Results of review into urogynaecological surgical mesh implants

Behind the news

20 August 2014

The TGA has completed a review of urogynaecological surgical mesh implants and found that, while there may be a benefit in certain patients there is little evidence to support the overall effectiveness of these surgical meshes as a class of products.

The findings from the review have highlighted the importance of:

  • appropriate patient selection
  • surgeon experience
  • the need for fully informed patient consent.

The TGA has been monitoring surgical meshes since 2008 and has continued to publish information for the public and health professionals, the latest being an announcement of a formal review into urogynaecological surgical mesh implants, published on 28 May 2014.

As a result that review, which has raised a number of concerns, the TGA will now reassess the clinical evidence for each individual mesh implant to determine if they comply with the Essential Principles which set out the requirements for safety and performance necessary for inclusion on the Australian Register of Therapeutic Goods (ARTG).

Where individual meshes are found not to be compliant, regulatory action, such as cancellation or suspension of particular devices from the ARTG, will be pursued. Cancellations and suspensions of medical devices from the ARTG are published on the TGA's website.

TGA review outcomes

The TGA's latest review included analysis of the available published literature, the information supplied with each device and associated training materials provided by sponsors and manufacturers. The Urogynaecological Devices Working Group (established under the Advisory Committee on the Safety of Medical Devices) met in August and October 2013 and provided expert advice to the TGA on this review.

As part of the review, the TGA undertook a literature search of published materials since 2009. The overall quality of the literature was found to be poor. As a consequence, there was an absence of evidence to support the overall effectiveness of these surgical meshes as a class of products. However, the literature did identify the known adverse outcomes associated with their use.

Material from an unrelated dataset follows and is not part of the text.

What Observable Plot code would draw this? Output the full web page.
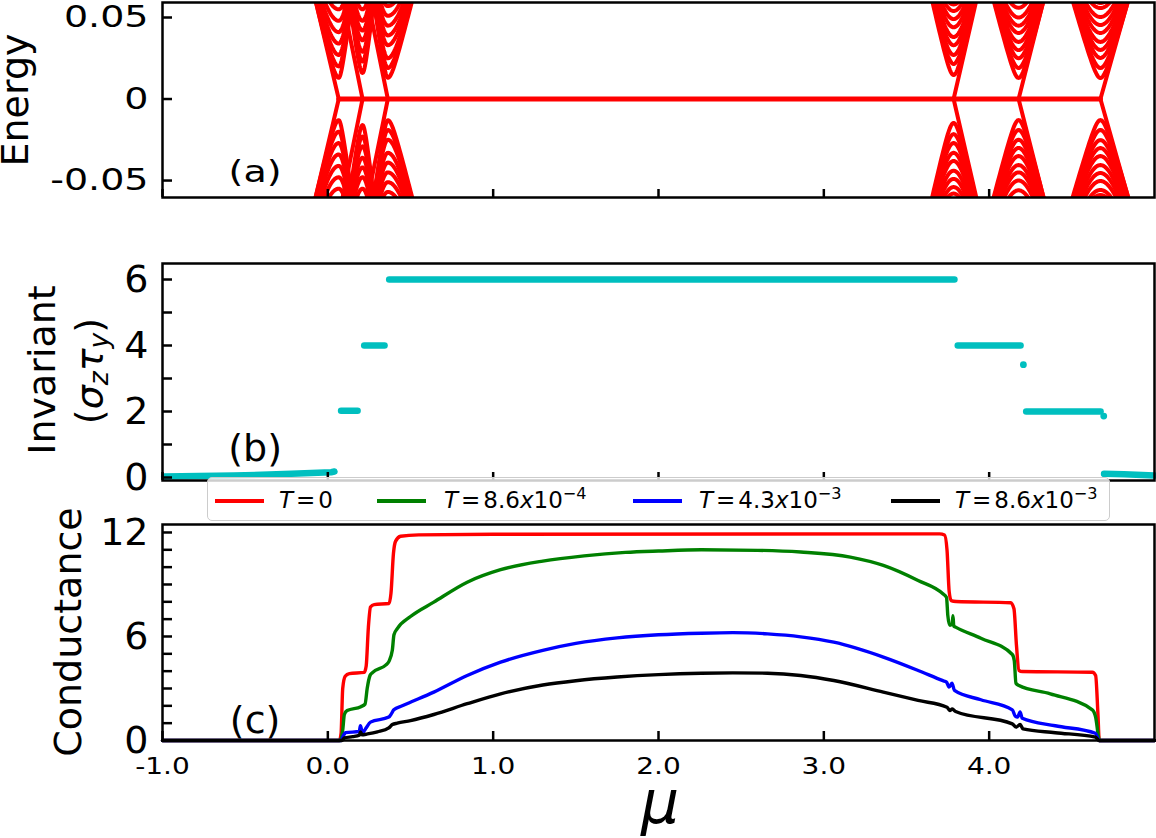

Specifically, the review found that the use of urogynaecological surgical mesh devices for the surgical treatment of stress urinary incontinence and abdominal pelvic organ prolapse repair is adequately supported by the evidence.

However, due to the poor quality of the studies undertaken, the evidence to support the use of these meshes for transvaginal pelvic organ prolapse repair, particularly, posterior repair, is not well established.

The TGA review also found that, while adverse events involving these devices are most likely under-reported, the reported complication rate remains low considering many thousands of these mesh devices have been implanted in Australian patients. From July 2012 to 3 April 2014, the TGA received 32 adverse events reports involving urogynaecological surgical meshes. The most frequently reported adverse events were pain and erosion.

The TGA review identified inadequate training/experience for implanting surgeons as a factor in increasing the risk of complications. Certain patients, including those who smoked or were obese, were found to be at higher risk of adverse events and repeated procedures.

The TGA review of each urogynaecological surgical mesh product has begun and findings will be published on the TGA website for the information of consumers and health professionals.

Information for consumers

Information on surgery for pelvic organ prolapse is available on the Royal Australian and New Zealand College of Obstetricians and Gynaecologists (RANZCOG) website. This information includes the need to ensure you discuss this procedure in detail with your surgeon.

If you have an implanted urogynaecological mesh and it causes any symptoms, including pain, or if you have concerns about any implanted device, contact your surgeon.

Information for all health professionals

If a patient experiences pain or any other symptom that they suspect is being caused by an implanted urogynaecological mesh, or they have any questions or concerns regarding this issue, refer them to their surgeon.

Information for urogynaecological surgeons

The RANZCOG and the Urogynaecological Society of Australasia (UGSA) have published guidelines on the use of polypropylene vaginal mesh implants for vaginal prolapse.

The guidelines cover the need for:

  • informed patient consent
  • surgical training
  • appropriate patient selection
  • reporting adverse events to the TGA

They also include information on patient groups in whom caution should be exercised when considering the use of transvaginal mesh implants.

The expert advice received by the TGA is consistent with the guidance provided by RANZCOG and UGSA that the decision to use mesh should be made on a case-by-case basis and should include a detailed discussion of the risks and benefits of the use of mesh in prolapse repair with each individual patient.

Reporting problems

Consumers and health professionals are encouraged to report problems with medical devices, including all incidents requiring revision. Your report will contribute to the TGA's monitoring of these products. For more information see the TGA Incident Reporting and Investigation Scheme (IRIS).

The TGA cannot give advice about an individual's medical condition. You are strongly encouraged to talk with a health professional if you are concerned about a possible adverse event associated with a medical device.